((

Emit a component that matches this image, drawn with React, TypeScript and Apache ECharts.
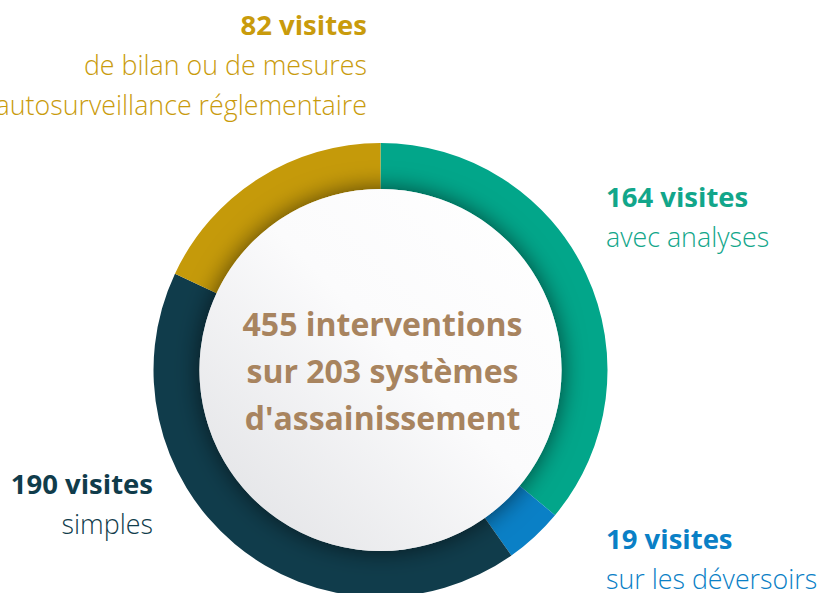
import React, { useEffect, useRef } from 'react';
import * as echarts from 'echarts';

// ---- data ----
const counts = [164, 19, 190, 82];
const countSuffix = ' visites';
const descriptions = [
  ['avec analyses'],
  ['sur les déversoirs'],
  ['simples'],
  ['de bilan ou de mesures', 'autosurveillance réglementaire'],
];
const sliceColors = ['#02A68A', '#0A80C6', '#103C4B', '#C59A0A'];
const labelColors = ['#12A68A', '#0A80C6', '#103C4B', '#C99B0C'];
const centerLines = ['455 interventions', 'sur 203 systèmes', "d'assainissement"];

// ---- layout ----
const CX = 380.5;
const CY = 370;
const R_OUT = 227;
const R_IN = 181;
const FONT = '"Open Sans", "Noto Sans", sans-serif';
const BOLD_SIZE = 27.5;
const REG_SIZE = 26.8;
const CENTER_SIZE = 32;
const LINE_GAP = 40;
const anchors = [
  { x: 606, y: 206, align: 'left' },
  { x: 606, y: 548, align: 'left' },
  { x: 153, y: 493, align: 'right' },
  { x: 367, y: 34, align: 'right' },
];

function baselineToMiddle(baseline: number, size: number) {
  return baseline - 0.36 * size;
}

export default function App() {
  const ref = useRef<HTMLDivElement>(null);
  useEffect(() => {
    if (!ref.current) return;
    const chart = echarts.init(ref.current, null, { renderer: 'svg' });
    const graphics: any[] = [];
    counts.forEach((c, i) => {
      const a = anchors[i];
      graphics.push({
        type: 'text',
        x: a.x,
        y: baselineToMiddle(a.y, BOLD_SIZE),
        style: {
          text: c + countSuffix,
          fill: labelColors[i],
          font: `bold ${BOLD_SIZE}px ${FONT}`,
          textAlign: a.align,
          textVerticalAlign: 'middle',
        },
      });
      descriptions[i].forEach((line, j) => {
        graphics.push({
          type: 'text',
          x: a.x,
          y: baselineToMiddle(a.y + LINE_GAP * (j + 1), REG_SIZE),
          style: {
            text: line,
            fill: labelColors[i],
            font: `300 ${REG_SIZE}px ${FONT}`,
            textAlign: a.align,
            textVerticalAlign: 'middle',
          },
        });
      });
    });
    centerLines.forEach((line, k) => {
      graphics.push({
        type: 'text',
        x: CX + 2,
        y: baselineToMiddle(335 + 47 * k, CENTER_SIZE),
        z: 10,
        style: {
          text: line,
          fill: '#A8845F',
          font: `bold ${CENTER_SIZE}px ${FONT}`,
          textAlign: 'center',
          textVerticalAlign: 'middle',
        },
      });
    });

    chart.setOption({
      animation: false,
      backgroundColor: '#ffffff',
      series: [
        {
          type: 'pie',
          center: [CX, CY],
          radius: [R_IN, R_OUT],
          startAngle: 90,
          clockwise: true,
          silent: true,
          label: { show: false },
          labelLine: { show: false },
          itemStyle: { borderWidth: 0 },
          data: counts.map((v, i) => ({
            value: v,
            name: descriptions[i].join(' '),
            itemStyle: { color: sliceColors[i] },
          })),
          z: 1,
        },
        {
          type: 'pie',
          center: [CX, CY],
          radius: [0, R_IN],
          silent: true,
          label: { show: false },
          labelLine: { show: false },
          data: [
            {
              value: 1,
              name: 'centre',
              itemStyle: {
                color: new echarts.graphic.LinearGradient(1, 0, 0, 1, [
                  { offset: 0, color: '#ffffff' },
                  { offset: 0.45, color: '#fbfbfc' },
                  { offset: 1, color: '#dfe0e3' },
                ]),
                shadowBlur: 24,
                shadowColor: 'rgba(0,0,0,0.6)',
              },
            },
          ],
          z: 2,
        },
      ],
      graphic: graphics,
    });
    return () => chart.dispose();
  }, []);
  return (
    <div
      ref={ref}
      style={{ position: 'fixed', left: 0, top: 0, width: 819, height: 593 }}
    />
  );
}
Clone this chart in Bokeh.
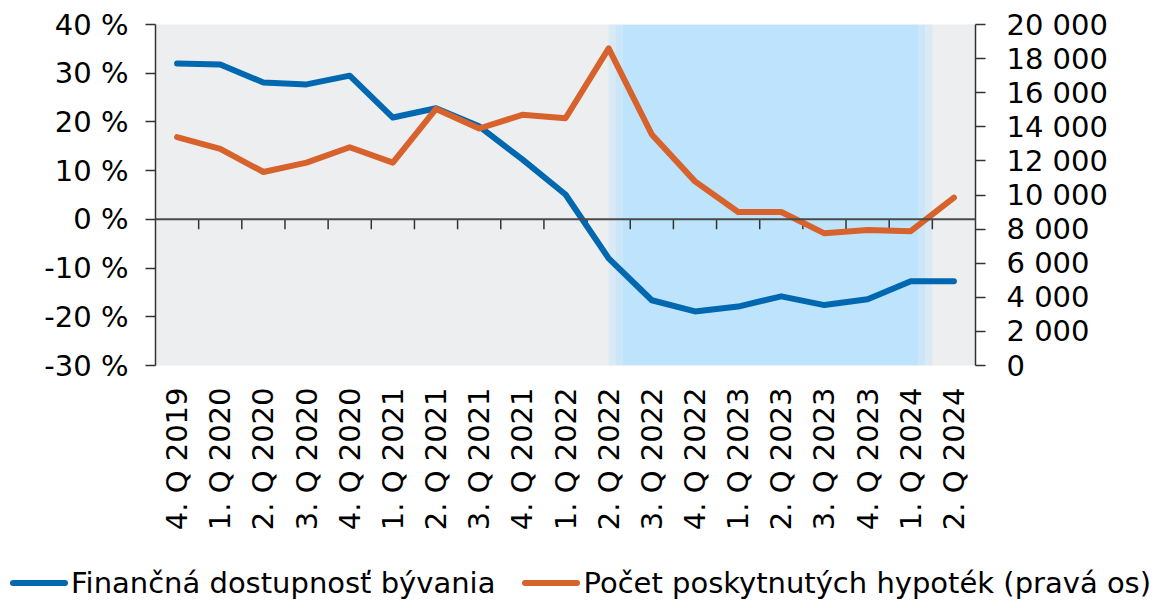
import math
import numpy as np
from bokeh.plotting import figure
from bokeh.layouts import column
from bokeh.models import (LinearAxis, Range1d, FixedTicker, PrintfTickFormatter,
                          CustomJSTickFormatter, Span, BoxAnnotation, Div)
from bokeh.embed import file_html
from bokeh.resources import INLINE

categories = ["4. Q 2019", "1. Q 2020", "2. Q 2020", "3. Q 2020", "4. Q 2020",
              "1. Q 2021", "2. Q 2021", "3. Q 2021", "4. Q 2021", "1. Q 2022",
              "2. Q 2022", "3. Q 2022", "4. Q 2022", "1. Q 2023", "2. Q 2023",
              "3. Q 2023", "4. Q 2023", "1. Q 2024", "2. Q 2024"]
affordability = [32.0, 31.8, 28.1, 27.7, 29.5, 20.9, 22.8, 19.1, 12.3, 5.1,
                 -8.0, -16.6, -18.9, -17.9, -15.8, -17.6, -16.4, -12.7, -12.7]
mortgages = [13400, 12700, 11350, 11900, 12800, 11900, 15050, 13900, 14700, 14500,
             18600, 13550, 10800, 9000, 9000, 7750, 7950, 7880, 9850]
left_ticks = [-30, -20, -10, 0, 10, 20, 30, 40]
right_ticks = [0, 2000, 4000, 6000, 8000, 10000, 12000, 14000, 16000, 18000, 20000]
shade_start = "2. Q 2022"
shade_end = "1. Q 2024"
label_blue = "Finančná dostupnosť bývania"
label_orange = "Počet poskytnutých hypoték (pravá os)"

FONT = "DejaVu Sans"
FS = "29px"
BLUE = "#0068B0"
ORANGE = "#D8622B"

n = len(categories)
xs = np.arange(n)
frame_h = 341
ymin, ymax = left_ticks[0], left_ticks[-1]

p_main = figure(width=1158, height=566, output_backend="svg", toolbar_location=None,
                x_range=Range1d(-0.5, n - 0.5), y_range=Range1d(ymin, ymax),
                min_border_left=155, min_border_right=183, min_border_top=24,
                min_border_bottom=201, background_fill_color="#EDEEF0",
                border_fill_color="white", outline_line_color=None)
p_main.xgrid.visible = False
p_main.ygrid.visible = False
p_main.extra_y_ranges = {"right": Range1d(right_ticks[0], right_ticks[-1])}

# shaded region with soft edges
s0 = categories.index(shade_start)
s1 = categories.index(shade_end)
for l, r, c in [(s0, s0 + 0.16, "#DAEAF5"), (s0 + 0.16, s0 + 0.32, "#CBE6F9"),
                (s0 + 0.32, s1 + 0.18, "#BDE4FC"), (s1 + 0.18, s1 + 0.34, "#CBE6F9"),
                (s1 + 0.34, s1 + 0.5, "#DAEAF5")]:
    p_main.add_layout(BoxAnnotation(left=l, right=r, fill_color=c, fill_alpha=1,
                                    line_color=None, level="underlay"))

# zero line with category boundary ticks
p_main.add_layout(Span(location=0, dimension="width", line_color="#4A4A4A", line_width=2))
bounds = np.arange(1, n) - 0.5
tick_len = 10 * (ymax - ymin) / frame_h
p_main.segment(x0=bounds, y0=np.zeros(len(bounds)), x1=bounds, y1=np.full(len(bounds), -tick_len),
               line_color="#333333", line_width=1.5)

p_main.line(xs, affordability, line_color=BLUE, line_width=6, line_cap="round", line_join="round")
p_main.line(xs, mortgages, y_range_name="right", line_color=ORANGE, line_width=6,
            line_cap="round", line_join="round")

# bottom axis
xa = p_main.xaxis[0]
xa.ticker = FixedTicker(ticks=list(xs))
xa.major_label_overrides = {int(i): c for i, c in enumerate(categories)}
xa.major_label_orientation = math.pi / 2
xa.axis_line_color = None
xa.major_tick_line_color = None
xa.minor_tick_line_color = None
xa.major_label_standoff = 16
xa.major_label_text_font = FONT
xa.major_label_text_font_size = FS
xa.major_label_text_color = "black"

# left axis
ya = p_main.yaxis[0]
ya.ticker = FixedTicker(ticks=left_ticks)
ya.formatter = PrintfTickFormatter(format="%d %%")
ya.axis_line_color = "#333333"
ya.axis_line_width = 1.5
ya.major_tick_line_color = "#333333"
ya.major_tick_line_width = 1.5
ya.major_tick_in = 0
ya.major_tick_out = 10
ya.minor_tick_line_color = None
ya.major_label_standoff = 17
ya.major_label_text_font = FONT
ya.major_label_text_font_size = FS
ya.major_label_text_color = "black"

# right axis
ra = LinearAxis(y_range_name="right", ticker=FixedTicker(ticks=right_ticks),
                formatter=CustomJSTickFormatter(code=r"return tick.toString().replace(/\B(?=(\d{3})+(?!\d))/g, ' ');"))
ra.axis_line_color = "#333333"
ra.axis_line_width = 1.5
ra.major_tick_line_color = "#333333"
ra.major_tick_line_width = 1.5
ra.major_tick_in = 0
ra.major_tick_out = 10
ra.minor_tick_line_color = None
ra.major_label_standoff = 21
ra.major_label_text_font = FONT
ra.major_label_text_font_size = FS
ra.major_label_text_color = "black"
p_main.add_layout(ra, "right")

# legend strip (HTML, real text)
def swatch(color, left):
    return (f'<span style="display:inline-block;width:58px;height:6px;border-radius:3px;'
            f'background:{color};margin-left:{left}px;margin-right:3px;"></span>')

legend_html = (
    f'<div style="display:flex;align-items:center;white-space:nowrap;'
    f'font-family:\'{FONT}\';font-size:{FS};color:black;line-height:34px;">'
    f'{swatch(BLUE, 10)}<span>{label_blue}</span>'
    f'{swatch(ORANGE, 27)}<span>{label_orange}</span></div>'
)
legend_div = Div(text=legend_html, width=1158, height=34, margin=(0, 0, 0, 0))

p = column(p_main, legend_div, spacing=0)

open("out.html", "w").write(file_html(p, INLINE))
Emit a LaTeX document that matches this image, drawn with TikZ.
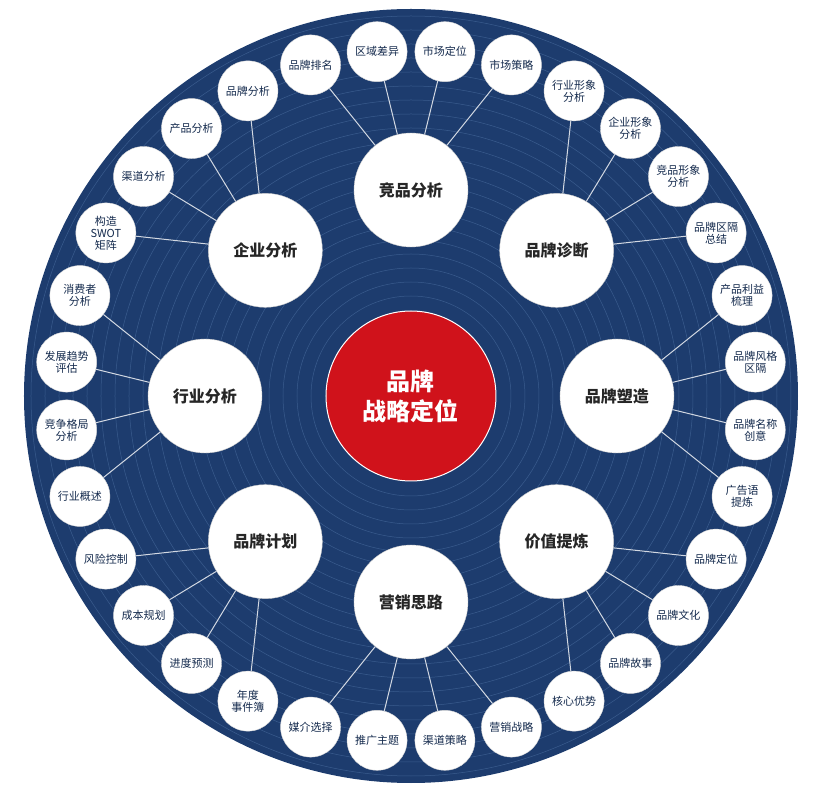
\documentclass[tikz,border=0pt]{standalone}
\usepackage{fontspec}
\setmainfont{Noto Sans CJK SC}
\usetikzlibrary{positioning}
\definecolor{navy}{HTML}{1D3C6E}
\definecolor{ring}{HTML}{3A5C8E}
\definecolor{hubred}{HTML}{D0121B}

\begin{document}
\begin{tikzpicture}[x=1pt,y=1pt,
        leaf/.style={circle, fill=white, draw=white!85!black, minimum size=60pt, inner sep=0pt, align=center, font=\fontsize{11}{12}\selectfont, text=navy!70!black},
        topic/.style={circle, fill=white, draw=white!80!black, minimum size=114pt, inner sep=0pt, font=\fontsize{16}{18}\selectfont\bfseries, text=black!85},
        link/.style={draw=white!80!navy, line width=1pt}
    ]
        \useasboundingbox (-411,-396) rectangle (420,396);
        % Background disc and rings
        \fill[navy] (0,0) circle (387);
        \foreach \r in {100,114,...,380}
            \draw[ring, line width=0.5pt] (0,0) circle (\r);

        % Hub
        \node[circle, fill=hubred, draw=white, line width=1pt, minimum size=170pt, align=center, text=white, font=\fontsize{24}{30}\selectfont\bfseries] (hub) at (0,0) {品牌\\战略定位};

        % Topics
        \foreach \lab [count=\k from 0] in {竞品分析,品牌诊断,品牌塑造,价值提炼,营销思路,品牌计划,行业分析,企业分析}
            \node[topic] (t\k) at ({90-45*\k}:206) {\lab};

        % Leaves
        \foreach \lab [count=\i from 0] in {市场定位,市场策略,{行业形象\\分析},{企业形象\\分析},{竞品形象\\分析},{品牌区隔\\总结},{产品利益\\梳理},{品牌风格\\区隔},{品牌名称\\创意},{广告语\\提炼},品牌定位,品牌文化,品牌故事,核心优势,营销战略,渠道策略,推广主题,媒介选择,{年度\\事件簿},进度预测,成本规划,风险控制,行业概述,{竞争格局\\分析},{发展趋势\\评估},{消费者\\分析},{构造\\SWOT\\矩阵},渠道分析,产品分析,品牌分析,品牌排名,区域差异}
            \node[leaf] (s\i) at ({84.375-11.25*\i}:346) {\lab};

        % Connections
        \foreach \k in {0,...,7}
            \foreach \j in {-2,-1,0,1} {
                \pgfmathtruncatemacro\n{mod(4*\k+\j+32,32)}
                \draw[link] (t\k) -- (s\n);
            }
    \end{tikzpicture}
\end{document}
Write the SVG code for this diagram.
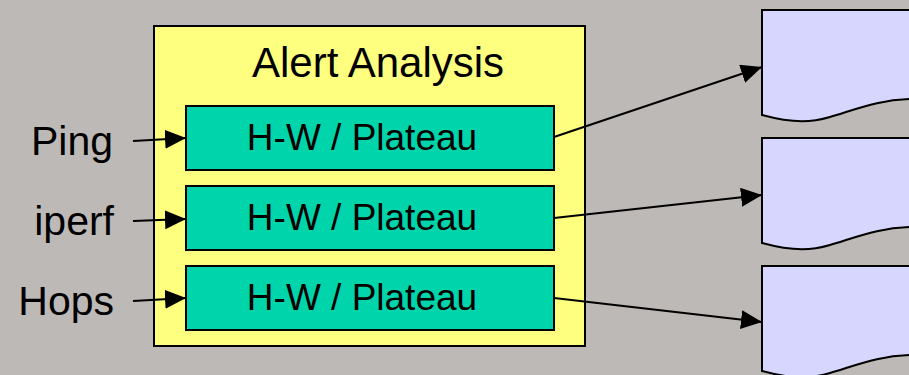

))

→ **What is required**: Your task is to return the lines above, from the first one up to and including the line containing "import * as echarts from 'echarts';", minus any pictures.

→ **Solution to this problem**:
Emit a component that matches this image, drawn with React, TypeScript and Apache ECharts.
import React, { useEffect, useRef } from 'react';
import * as echarts from 'echarts';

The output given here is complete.